Because because structure sheep2 includes an array, the calling convention may not allow it to be passed in registers (even though it's small enough that could fit, compilers are generally not equipped to address individual bytes within a register). Thus, the caller would be required to put it into four bytes of physical memory on the stack. When the method is called by code which expects this (as is the case with the invocation of foo2), the caller will put four bytes on the stack, which the called method will use and (in some environments) remove.
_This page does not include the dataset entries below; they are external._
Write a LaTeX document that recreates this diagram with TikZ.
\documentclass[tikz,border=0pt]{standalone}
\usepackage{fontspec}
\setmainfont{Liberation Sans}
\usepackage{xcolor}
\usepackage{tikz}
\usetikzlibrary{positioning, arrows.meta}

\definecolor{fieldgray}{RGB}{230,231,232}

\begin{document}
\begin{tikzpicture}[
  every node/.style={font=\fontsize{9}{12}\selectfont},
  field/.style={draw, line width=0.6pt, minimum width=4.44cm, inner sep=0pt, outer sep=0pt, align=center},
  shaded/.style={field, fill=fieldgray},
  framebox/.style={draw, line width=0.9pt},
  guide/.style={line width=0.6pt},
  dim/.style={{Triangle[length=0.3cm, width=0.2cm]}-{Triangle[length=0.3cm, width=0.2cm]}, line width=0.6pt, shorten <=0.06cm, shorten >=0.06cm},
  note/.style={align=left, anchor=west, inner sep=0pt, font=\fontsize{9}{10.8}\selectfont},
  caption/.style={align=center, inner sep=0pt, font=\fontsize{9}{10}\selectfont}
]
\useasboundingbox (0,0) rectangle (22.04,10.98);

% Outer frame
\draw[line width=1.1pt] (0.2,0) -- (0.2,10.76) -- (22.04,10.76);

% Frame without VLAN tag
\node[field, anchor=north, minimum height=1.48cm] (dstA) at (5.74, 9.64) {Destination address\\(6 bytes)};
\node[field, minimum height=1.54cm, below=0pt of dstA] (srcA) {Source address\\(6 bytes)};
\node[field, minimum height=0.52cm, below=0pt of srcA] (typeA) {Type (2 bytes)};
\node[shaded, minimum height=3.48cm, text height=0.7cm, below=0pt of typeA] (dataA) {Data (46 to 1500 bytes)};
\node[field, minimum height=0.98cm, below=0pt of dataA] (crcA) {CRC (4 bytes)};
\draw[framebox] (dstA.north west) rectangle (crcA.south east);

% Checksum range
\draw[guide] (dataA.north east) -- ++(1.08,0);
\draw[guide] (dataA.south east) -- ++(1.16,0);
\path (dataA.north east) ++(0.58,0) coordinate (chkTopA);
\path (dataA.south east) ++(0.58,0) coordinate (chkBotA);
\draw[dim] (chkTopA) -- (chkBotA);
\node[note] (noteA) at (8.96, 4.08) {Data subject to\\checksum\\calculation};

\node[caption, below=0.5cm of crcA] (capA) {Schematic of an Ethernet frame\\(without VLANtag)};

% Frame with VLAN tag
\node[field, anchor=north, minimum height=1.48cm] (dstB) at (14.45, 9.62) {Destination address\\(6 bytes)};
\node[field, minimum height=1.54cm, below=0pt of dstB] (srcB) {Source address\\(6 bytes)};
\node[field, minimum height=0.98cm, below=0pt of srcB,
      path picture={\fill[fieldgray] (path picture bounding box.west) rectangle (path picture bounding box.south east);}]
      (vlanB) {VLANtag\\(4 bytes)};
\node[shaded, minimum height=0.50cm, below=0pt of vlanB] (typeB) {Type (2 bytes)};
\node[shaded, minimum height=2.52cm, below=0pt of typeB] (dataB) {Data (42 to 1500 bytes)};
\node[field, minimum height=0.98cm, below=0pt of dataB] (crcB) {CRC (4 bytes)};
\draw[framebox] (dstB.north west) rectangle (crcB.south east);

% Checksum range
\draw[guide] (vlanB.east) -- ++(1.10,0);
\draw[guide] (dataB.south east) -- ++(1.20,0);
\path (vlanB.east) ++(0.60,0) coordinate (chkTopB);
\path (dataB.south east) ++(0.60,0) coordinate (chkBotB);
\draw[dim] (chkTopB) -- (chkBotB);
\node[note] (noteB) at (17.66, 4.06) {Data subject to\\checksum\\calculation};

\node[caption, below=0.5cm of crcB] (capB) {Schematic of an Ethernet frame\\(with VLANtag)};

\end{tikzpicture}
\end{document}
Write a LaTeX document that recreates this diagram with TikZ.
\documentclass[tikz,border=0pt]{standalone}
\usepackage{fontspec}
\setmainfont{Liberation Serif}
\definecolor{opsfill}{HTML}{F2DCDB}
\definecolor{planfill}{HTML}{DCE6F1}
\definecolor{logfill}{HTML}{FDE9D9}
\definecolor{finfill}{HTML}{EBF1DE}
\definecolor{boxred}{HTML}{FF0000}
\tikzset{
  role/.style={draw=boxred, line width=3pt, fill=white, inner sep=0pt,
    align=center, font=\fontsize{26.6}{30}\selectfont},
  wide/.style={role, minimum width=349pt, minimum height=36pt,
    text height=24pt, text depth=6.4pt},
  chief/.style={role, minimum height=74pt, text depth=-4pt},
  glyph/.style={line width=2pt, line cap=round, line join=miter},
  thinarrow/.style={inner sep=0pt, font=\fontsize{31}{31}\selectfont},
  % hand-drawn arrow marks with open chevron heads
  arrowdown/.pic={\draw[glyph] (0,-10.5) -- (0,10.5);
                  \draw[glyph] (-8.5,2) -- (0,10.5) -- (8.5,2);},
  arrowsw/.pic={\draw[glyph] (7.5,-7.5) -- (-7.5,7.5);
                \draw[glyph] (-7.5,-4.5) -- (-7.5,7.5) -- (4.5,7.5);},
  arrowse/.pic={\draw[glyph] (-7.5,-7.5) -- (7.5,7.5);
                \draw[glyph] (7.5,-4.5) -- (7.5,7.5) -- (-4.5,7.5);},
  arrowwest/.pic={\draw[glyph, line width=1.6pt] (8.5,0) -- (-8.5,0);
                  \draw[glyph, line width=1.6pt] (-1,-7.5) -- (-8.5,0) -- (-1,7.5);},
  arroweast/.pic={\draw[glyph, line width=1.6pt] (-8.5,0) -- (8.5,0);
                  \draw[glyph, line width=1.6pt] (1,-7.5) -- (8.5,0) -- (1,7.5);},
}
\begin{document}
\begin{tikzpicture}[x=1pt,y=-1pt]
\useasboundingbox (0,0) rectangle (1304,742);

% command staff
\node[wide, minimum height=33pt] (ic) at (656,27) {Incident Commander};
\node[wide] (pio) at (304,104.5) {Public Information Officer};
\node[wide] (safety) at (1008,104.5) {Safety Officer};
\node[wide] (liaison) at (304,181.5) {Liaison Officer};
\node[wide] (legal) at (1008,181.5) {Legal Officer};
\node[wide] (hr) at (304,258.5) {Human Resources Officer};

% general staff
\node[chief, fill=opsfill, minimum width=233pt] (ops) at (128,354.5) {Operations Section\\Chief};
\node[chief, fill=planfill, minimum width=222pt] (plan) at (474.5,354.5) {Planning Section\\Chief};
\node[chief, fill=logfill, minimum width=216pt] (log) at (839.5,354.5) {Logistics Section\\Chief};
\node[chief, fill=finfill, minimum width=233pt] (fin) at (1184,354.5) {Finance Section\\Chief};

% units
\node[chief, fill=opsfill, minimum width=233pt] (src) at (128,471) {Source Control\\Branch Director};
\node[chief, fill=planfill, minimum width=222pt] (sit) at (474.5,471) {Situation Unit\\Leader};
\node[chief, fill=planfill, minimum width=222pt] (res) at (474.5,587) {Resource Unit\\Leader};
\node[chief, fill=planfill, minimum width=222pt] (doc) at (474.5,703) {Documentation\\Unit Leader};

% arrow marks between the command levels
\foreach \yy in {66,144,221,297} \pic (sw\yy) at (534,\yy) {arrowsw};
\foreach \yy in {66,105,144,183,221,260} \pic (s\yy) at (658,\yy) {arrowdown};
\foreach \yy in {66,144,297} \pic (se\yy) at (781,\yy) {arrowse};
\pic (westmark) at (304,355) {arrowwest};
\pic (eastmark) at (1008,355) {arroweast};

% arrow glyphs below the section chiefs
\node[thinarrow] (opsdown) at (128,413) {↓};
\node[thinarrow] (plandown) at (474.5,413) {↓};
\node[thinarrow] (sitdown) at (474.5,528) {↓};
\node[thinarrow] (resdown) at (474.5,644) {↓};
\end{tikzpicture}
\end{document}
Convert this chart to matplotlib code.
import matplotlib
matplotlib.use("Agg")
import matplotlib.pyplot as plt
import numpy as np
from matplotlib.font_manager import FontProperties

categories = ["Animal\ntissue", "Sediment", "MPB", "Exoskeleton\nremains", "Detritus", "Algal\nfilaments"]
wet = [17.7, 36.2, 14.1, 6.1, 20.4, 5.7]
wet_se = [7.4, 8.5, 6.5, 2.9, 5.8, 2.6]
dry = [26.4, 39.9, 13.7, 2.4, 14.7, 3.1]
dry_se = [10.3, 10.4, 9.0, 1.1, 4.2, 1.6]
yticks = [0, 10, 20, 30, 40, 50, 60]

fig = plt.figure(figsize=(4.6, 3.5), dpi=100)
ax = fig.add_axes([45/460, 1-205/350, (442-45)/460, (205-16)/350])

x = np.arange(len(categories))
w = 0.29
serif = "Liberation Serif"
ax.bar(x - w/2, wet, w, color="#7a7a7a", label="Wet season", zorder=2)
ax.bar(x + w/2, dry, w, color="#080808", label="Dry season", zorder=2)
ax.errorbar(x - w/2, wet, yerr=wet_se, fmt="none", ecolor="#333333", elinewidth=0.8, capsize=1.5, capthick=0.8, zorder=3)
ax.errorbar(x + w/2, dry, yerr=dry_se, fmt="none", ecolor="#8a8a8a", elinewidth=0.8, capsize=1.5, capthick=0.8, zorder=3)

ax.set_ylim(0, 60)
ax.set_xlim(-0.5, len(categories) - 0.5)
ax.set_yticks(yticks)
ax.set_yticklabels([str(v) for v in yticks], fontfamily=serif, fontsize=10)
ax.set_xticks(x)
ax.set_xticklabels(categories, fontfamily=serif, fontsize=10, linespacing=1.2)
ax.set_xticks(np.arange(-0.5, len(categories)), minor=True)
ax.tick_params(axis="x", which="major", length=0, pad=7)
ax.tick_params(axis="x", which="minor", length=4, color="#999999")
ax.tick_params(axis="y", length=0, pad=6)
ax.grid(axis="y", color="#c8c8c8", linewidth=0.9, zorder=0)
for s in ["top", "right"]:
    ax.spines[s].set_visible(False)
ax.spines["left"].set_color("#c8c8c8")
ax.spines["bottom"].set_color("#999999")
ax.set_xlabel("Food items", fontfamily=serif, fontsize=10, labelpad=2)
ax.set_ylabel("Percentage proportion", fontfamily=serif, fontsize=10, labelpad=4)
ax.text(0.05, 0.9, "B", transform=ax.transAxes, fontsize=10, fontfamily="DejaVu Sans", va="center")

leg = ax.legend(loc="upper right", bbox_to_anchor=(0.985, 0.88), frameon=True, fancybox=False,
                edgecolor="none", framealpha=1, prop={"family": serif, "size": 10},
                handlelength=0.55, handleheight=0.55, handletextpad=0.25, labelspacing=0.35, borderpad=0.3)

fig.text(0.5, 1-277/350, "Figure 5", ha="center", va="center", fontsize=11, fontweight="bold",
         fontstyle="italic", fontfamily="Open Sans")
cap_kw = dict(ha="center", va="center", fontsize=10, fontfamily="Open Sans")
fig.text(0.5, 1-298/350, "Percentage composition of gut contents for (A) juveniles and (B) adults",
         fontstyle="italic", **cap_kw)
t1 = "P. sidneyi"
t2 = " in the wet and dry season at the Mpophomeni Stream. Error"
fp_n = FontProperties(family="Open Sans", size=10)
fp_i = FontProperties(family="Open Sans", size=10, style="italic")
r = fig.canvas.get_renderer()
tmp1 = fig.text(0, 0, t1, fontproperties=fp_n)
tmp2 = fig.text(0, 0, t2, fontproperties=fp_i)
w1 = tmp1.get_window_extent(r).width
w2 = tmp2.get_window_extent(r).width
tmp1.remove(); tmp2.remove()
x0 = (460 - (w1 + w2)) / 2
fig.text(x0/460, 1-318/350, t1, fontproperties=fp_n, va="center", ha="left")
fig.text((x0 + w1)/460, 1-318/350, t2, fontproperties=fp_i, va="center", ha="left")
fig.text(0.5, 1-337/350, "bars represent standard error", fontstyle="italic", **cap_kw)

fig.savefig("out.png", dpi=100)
Even though foo2 must be invoked differently from foo1, the compiler will know this and generate code accordingly.

Things may fail spectacularly with the invocation of foo3, however. The compiler will load the fields of marysLamb1 into registers and call foo3. That function, however, will expect the caller to have pushed four bytes of data on the stack. It will thus read four bytes of who-knows-what from the stack, perform the indicated arithmetic on them. It may then, in some environments, pop those four bytes from the stack as it returns. If the caller had something important in those four bytes of stack (as would typically be the case), there's no telling what could happen.

On the systems were C was originally designed, the linker would know nothing about methods foo1, foo2, and foo3 other than their names and where the code for them was placed. Some newer systems, however, in an effort to avoid problems such as the above, define ways by which compilers can supply more information about what the parameters methods are expecting from callers, or the parameters that callers are going to supply; linkers can then make use of this information to provide warnings or errors in cases where a caller wouldn't supply the correct thing. The maintainers of the C standard to not wish to discourage such efforts, but they wish to avoid cases where a linker squawks at code which would--but for such squawking--work just fine. In cases where there are potential differences, it is necessary for the standard to specify the cases where linkers are allowed to be "picky" and cases which linkers are expected to accept even if they might seem "suspicious".